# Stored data
+---+
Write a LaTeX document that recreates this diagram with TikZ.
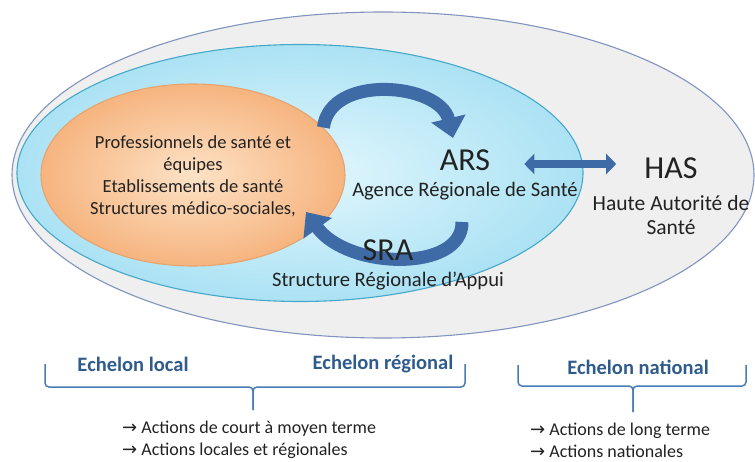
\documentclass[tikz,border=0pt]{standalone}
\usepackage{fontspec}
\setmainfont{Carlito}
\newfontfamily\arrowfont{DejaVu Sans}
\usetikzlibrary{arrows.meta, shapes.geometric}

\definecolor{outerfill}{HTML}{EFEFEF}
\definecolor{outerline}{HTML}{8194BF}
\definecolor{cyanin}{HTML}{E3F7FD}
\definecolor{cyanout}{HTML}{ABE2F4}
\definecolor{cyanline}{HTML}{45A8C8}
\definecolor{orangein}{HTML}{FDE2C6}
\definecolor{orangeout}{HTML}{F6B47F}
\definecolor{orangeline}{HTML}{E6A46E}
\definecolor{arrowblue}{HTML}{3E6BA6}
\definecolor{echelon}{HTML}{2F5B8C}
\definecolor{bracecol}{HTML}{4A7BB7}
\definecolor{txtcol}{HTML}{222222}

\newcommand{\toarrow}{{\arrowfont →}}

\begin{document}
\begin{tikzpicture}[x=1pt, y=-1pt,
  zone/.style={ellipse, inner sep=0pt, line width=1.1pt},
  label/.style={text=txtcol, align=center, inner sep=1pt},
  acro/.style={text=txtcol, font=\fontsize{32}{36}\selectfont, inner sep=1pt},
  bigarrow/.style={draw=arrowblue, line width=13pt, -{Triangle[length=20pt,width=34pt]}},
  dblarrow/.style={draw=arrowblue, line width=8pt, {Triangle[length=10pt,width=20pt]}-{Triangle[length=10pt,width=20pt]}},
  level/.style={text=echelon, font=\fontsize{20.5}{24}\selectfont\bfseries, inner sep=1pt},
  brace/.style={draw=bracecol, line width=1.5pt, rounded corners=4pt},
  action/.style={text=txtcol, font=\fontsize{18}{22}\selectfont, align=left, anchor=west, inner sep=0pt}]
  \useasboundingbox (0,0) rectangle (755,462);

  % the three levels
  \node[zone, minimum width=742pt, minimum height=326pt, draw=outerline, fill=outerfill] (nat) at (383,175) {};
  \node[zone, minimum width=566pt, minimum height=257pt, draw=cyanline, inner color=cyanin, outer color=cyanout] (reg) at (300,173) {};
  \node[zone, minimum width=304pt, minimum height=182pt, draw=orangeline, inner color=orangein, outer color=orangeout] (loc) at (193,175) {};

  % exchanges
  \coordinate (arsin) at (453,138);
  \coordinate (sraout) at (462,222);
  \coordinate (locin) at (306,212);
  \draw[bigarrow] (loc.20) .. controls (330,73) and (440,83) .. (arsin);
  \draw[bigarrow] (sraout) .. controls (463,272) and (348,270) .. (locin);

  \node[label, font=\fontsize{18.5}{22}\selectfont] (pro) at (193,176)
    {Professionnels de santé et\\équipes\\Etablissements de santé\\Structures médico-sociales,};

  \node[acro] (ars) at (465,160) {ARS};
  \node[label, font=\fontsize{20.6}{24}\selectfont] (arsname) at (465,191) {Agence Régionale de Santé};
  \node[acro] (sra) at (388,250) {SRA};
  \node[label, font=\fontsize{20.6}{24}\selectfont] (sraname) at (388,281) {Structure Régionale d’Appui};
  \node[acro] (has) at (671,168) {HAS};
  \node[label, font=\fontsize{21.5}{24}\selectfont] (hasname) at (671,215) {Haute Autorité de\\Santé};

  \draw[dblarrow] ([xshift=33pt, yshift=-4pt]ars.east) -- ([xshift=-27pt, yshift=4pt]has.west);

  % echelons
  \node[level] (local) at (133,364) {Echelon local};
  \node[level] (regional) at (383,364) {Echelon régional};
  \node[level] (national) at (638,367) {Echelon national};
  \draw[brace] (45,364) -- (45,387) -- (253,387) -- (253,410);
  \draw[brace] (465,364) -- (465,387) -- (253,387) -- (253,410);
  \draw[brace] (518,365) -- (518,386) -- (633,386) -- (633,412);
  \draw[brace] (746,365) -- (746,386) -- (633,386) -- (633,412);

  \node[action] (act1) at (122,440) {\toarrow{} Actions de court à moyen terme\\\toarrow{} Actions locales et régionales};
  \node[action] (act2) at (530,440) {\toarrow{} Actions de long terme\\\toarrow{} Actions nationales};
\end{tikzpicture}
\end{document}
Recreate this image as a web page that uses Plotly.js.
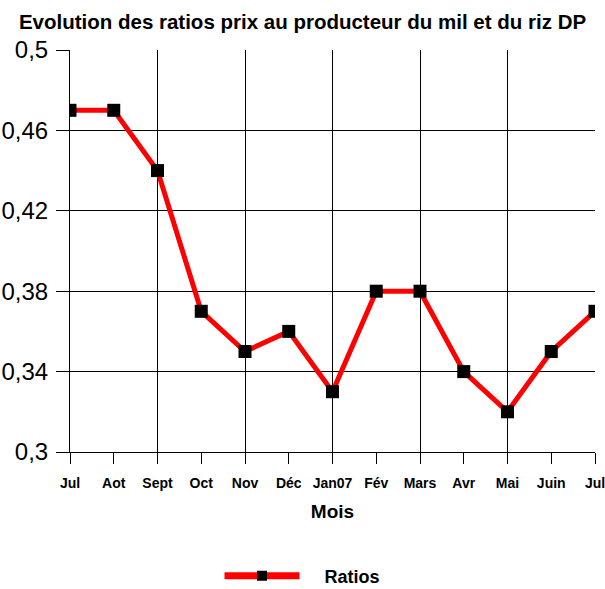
+---+
# What to produce
Go through the entries above and print each one exactly, minus the pictures.

# Correct result
Write a LaTeX document that recreates this diagram with TikZ.
\documentclass[tikz,border=0pt]{standalone}
\usepackage{fontspec}
\setmainfont{Carlito}
\newfontfamily\arrowfont{DejaVu Sans}
\usetikzlibrary{arrows.meta, shapes.geometric}

\definecolor{outerfill}{HTML}{EFEFEF}
\definecolor{outerline}{HTML}{8194BF}
\definecolor{cyanin}{HTML}{E3F7FD}
\definecolor{cyanout}{HTML}{ABE2F4}
\definecolor{cyanline}{HTML}{45A8C8}
\definecolor{orangein}{HTML}{FDE2C6}
\definecolor{orangeout}{HTML}{F6B47F}
\definecolor{orangeline}{HTML}{E6A46E}
\definecolor{arrowblue}{HTML}{3E6BA6}
\definecolor{echelon}{HTML}{2F5B8C}
\definecolor{bracecol}{HTML}{4A7BB7}
\definecolor{txtcol}{HTML}{222222}

\newcommand{\toarrow}{{\arrowfont →}}

\begin{document}
\begin{tikzpicture}[x=1pt, y=-1pt,
  zone/.style={ellipse, inner sep=0pt, line width=1.1pt},
  label/.style={text=txtcol, align=center, inner sep=1pt},
  acro/.style={text=txtcol, font=\fontsize{32}{36}\selectfont, inner sep=1pt},
  bigarrow/.style={draw=arrowblue, line width=13pt, -{Triangle[length=20pt,width=34pt]}},
  dblarrow/.style={draw=arrowblue, line width=8pt, {Triangle[length=10pt,width=20pt]}-{Triangle[length=10pt,width=20pt]}},
  level/.style={text=echelon, font=\fontsize{20.5}{24}\selectfont\bfseries, inner sep=1pt},
  brace/.style={draw=bracecol, line width=1.5pt, rounded corners=4pt},
  action/.style={text=txtcol, font=\fontsize{18}{22}\selectfont, align=left, anchor=west, inner sep=0pt}]
  \useasboundingbox (0,0) rectangle (755,462);

  % the three levels
  \node[zone, minimum width=742pt, minimum height=326pt, draw=outerline, fill=outerfill] (nat) at (383,175) {};
  \node[zone, minimum width=566pt, minimum height=257pt, draw=cyanline, inner color=cyanin, outer color=cyanout] (reg) at (300,173) {};
  \node[zone, minimum width=304pt, minimum height=182pt, draw=orangeline, inner color=orangein, outer color=orangeout] (loc) at (193,175) {};

  % exchanges
  \coordinate (arsin) at (453,138);
  \coordinate (sraout) at (462,222);
  \coordinate (locin) at (306,212);
  \draw[bigarrow] (loc.20) .. controls (330,73) and (440,83) .. (arsin);
  \draw[bigarrow] (sraout) .. controls (463,272) and (348,270) .. (locin);

  \node[label, font=\fontsize{18.5}{22}\selectfont] (pro) at (193,176)
    {Professionnels de santé et\\équipes\\Etablissements de santé\\Structures médico-sociales,};

  \node[acro] (ars) at (465,160) {ARS};
  \node[label, font=\fontsize{20.6}{24}\selectfont] (arsname) at (465,191) {Agence Régionale de Santé};
  \node[acro] (sra) at (388,250) {SRA};
  \node[label, font=\fontsize{20.6}{24}\selectfont] (sraname) at (388,281) {Structure Régionale d’Appui};
  \node[acro] (has) at (671,168) {HAS};
  \node[label, font=\fontsize{21.5}{24}\selectfont] (hasname) at (671,215) {Haute Autorité de\\Santé};

  \draw[dblarrow] ([xshift=33pt, yshift=-4pt]ars.east) -- ([xshift=-27pt, yshift=4pt]has.west);

  % echelons
  \node[level] (local) at (133,364) {Echelon local};
  \node[level] (regional) at (383,364) {Echelon régional};
  \node[level] (national) at (638,367) {Echelon national};
  \draw[brace] (45,364) -- (45,387) -- (253,387) -- (253,410);
  \draw[brace] (465,364) -- (465,387) -- (253,387) -- (253,410);
  \draw[brace] (518,365) -- (518,386) -- (633,386) -- (633,412);
  \draw[brace] (746,365) -- (746,386) -- (633,386) -- (633,412);

  \node[action] (act1) at (122,440) {\toarrow{} Actions de court à moyen terme\\\toarrow{} Actions locales et régionales};
  \node[action] (act2) at (530,440) {\toarrow{} Actions de long terme\\\toarrow{} Actions nationales};
\end{tikzpicture}
\end{document}
Recreate this image as a web page that uses Plotly.js.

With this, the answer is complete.